Informed sources said the managements of Abraaj Group-led KE and SEP of China had a meeting with Nepra chairman and members of the power regulator for conclusion of regulatory approvals leading to transfer of the Karachi-based integrated power utility.

Sources said the KE management showed its reluctance to share the transfer agreement saying it was a ‘secret document’ that was also not shared with two other regulators – the Securities and Exchange Commission of Pakistan (SECP) and Competition Commission of Pakistan (CCP). It said the two regulators were provided with a certificate of responsibility.

The regulator assured the delegation that it would ensure ‘complete secrecy’ and would guarantee it remained secret for all times, the sources added.

However, Nepra made it clear that being a frontline regulator of the power sector it had to make sure nothing went against the interest of two key stakeholders – the government and the consumers – in future.

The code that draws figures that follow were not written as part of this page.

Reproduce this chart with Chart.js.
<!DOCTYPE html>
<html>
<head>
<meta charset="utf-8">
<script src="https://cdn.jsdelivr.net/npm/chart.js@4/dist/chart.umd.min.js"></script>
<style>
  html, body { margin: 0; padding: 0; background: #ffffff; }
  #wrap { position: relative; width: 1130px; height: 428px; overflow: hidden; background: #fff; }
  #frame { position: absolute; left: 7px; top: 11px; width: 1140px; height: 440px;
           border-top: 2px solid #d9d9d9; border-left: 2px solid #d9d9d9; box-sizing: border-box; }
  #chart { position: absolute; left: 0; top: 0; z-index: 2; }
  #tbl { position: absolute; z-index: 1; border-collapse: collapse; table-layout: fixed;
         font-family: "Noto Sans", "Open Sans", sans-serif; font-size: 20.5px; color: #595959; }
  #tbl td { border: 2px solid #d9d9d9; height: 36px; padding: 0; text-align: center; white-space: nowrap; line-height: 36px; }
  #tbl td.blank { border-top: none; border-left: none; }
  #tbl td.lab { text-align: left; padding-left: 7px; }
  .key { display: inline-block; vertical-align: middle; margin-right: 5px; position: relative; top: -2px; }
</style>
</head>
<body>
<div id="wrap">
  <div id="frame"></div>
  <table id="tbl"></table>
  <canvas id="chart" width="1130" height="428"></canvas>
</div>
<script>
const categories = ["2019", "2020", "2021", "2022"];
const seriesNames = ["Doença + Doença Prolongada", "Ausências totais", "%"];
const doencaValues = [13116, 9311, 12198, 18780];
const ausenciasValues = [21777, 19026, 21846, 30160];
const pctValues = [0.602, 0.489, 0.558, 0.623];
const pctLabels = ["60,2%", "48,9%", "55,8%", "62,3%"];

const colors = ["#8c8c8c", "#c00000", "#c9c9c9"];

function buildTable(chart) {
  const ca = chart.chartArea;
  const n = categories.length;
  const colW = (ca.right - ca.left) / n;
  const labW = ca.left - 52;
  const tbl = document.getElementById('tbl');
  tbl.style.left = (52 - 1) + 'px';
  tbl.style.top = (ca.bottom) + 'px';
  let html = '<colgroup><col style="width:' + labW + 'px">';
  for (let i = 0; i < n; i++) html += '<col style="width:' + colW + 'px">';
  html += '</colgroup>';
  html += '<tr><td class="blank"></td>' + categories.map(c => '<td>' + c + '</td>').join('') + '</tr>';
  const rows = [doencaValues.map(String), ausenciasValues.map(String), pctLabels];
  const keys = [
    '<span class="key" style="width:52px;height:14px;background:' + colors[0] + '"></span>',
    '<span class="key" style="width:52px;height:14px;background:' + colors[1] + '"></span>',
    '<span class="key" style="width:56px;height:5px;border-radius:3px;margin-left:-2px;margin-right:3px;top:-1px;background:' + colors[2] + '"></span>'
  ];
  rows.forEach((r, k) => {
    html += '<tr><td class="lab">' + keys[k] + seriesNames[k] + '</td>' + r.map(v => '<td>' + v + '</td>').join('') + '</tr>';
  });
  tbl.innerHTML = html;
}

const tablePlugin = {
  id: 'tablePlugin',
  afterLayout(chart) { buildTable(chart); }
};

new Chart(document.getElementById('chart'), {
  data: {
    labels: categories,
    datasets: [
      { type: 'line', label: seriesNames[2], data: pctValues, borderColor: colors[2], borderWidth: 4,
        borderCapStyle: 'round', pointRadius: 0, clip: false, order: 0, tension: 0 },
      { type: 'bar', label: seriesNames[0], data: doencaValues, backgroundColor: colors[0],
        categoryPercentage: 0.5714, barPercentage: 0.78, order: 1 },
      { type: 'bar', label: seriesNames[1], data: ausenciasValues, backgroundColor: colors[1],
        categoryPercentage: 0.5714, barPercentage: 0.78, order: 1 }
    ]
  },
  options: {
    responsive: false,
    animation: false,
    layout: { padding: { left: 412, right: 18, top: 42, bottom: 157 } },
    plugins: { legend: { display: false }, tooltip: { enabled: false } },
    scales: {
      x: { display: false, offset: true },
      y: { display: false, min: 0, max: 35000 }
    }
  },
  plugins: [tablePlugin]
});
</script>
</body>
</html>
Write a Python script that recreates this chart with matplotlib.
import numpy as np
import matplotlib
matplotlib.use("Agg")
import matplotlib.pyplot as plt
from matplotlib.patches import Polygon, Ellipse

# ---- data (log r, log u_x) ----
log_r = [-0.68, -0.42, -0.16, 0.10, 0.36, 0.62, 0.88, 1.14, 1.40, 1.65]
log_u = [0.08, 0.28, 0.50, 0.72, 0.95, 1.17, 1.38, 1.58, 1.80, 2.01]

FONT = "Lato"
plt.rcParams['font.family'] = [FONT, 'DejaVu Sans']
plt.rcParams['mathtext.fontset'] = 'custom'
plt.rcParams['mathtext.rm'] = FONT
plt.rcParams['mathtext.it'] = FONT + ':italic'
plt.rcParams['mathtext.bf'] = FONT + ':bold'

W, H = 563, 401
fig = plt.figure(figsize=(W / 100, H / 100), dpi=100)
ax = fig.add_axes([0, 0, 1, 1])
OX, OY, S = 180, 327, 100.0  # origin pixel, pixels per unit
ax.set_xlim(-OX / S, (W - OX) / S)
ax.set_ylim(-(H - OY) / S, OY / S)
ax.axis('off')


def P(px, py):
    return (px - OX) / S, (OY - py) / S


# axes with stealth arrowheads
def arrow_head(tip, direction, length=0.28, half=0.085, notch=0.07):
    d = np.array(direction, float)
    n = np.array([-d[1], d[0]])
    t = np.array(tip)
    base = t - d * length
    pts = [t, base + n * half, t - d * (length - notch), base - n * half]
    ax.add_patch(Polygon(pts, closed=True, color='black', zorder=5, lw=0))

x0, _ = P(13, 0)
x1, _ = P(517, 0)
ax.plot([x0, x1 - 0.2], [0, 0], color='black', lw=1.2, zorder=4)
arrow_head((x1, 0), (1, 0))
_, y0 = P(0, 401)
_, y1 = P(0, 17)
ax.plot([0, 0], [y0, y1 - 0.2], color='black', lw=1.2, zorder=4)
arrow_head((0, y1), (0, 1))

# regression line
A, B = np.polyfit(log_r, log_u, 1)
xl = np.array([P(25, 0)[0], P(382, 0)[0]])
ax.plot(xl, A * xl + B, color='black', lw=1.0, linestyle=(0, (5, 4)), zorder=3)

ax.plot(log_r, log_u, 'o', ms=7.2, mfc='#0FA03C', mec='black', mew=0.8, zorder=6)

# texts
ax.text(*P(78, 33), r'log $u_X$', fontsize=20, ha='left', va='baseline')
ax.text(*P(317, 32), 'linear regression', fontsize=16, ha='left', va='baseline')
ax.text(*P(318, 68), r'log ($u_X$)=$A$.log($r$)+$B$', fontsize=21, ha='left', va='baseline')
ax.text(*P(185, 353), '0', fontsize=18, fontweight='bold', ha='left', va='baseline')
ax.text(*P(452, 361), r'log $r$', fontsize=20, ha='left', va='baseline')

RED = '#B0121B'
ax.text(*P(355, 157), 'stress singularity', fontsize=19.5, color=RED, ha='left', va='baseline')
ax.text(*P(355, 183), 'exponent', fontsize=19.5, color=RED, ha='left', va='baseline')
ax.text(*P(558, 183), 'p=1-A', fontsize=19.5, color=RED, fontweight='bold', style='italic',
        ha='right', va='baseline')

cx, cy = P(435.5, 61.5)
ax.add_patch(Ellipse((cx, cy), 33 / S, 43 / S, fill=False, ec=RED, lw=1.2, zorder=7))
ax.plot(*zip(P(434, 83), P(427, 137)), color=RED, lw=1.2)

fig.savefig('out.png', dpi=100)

Secondly, the regulator also inquired about the settlement plan for Rs52 billion dues to the Sui Southern Gas Company Limited (SSGC). The private delegation, these sources said, explained that the new buyer would take over the liabilities.

Thirdly, Nepra also raised questions over the future course of action regarding 650MW power supply from the national grid. It asked the managements of Abraaj and SEP that documentary evidence along with written explanations on these three issues would enable the regulator to proceed with the regulatory approval.

The CCP had cleared SEP to take over a majority stake in KE from Dubai-based Abraaj Group on the basis of its competition assessment that the transaction did not have potential to create monopoly to the consumer’s disadvantage. Matters relating to electricity sale, laws and tariff pertained to power sector regulator Nepra and required its approval. Corporate regulatory clearance has already been given by corporate watchdog – SECP.

Abraaj Group announced in the last week of October, 2016 that one of its companies, KES Power, would divest its 66.4 per cent shares in K-Electric, the country’s largest and only vertically integrated power utility, at $1.77 billion to SEP.

SEP has been holding behind-the-scenes talks with the government and its various institutions since then for commercial and regulatory approvals. The Chinese company has already offered to the government an investment of $9bn investment for the system upgrade of K-Electric.

The government agreed to continue 650MW electric supply from the national grid to Karachi, provided the existing majority owner of KE cleared Rs138bn liabilities.

The proposed $9bn business plan stretched until 2030 chiefly for generation sector and also in the transmission and distribution network.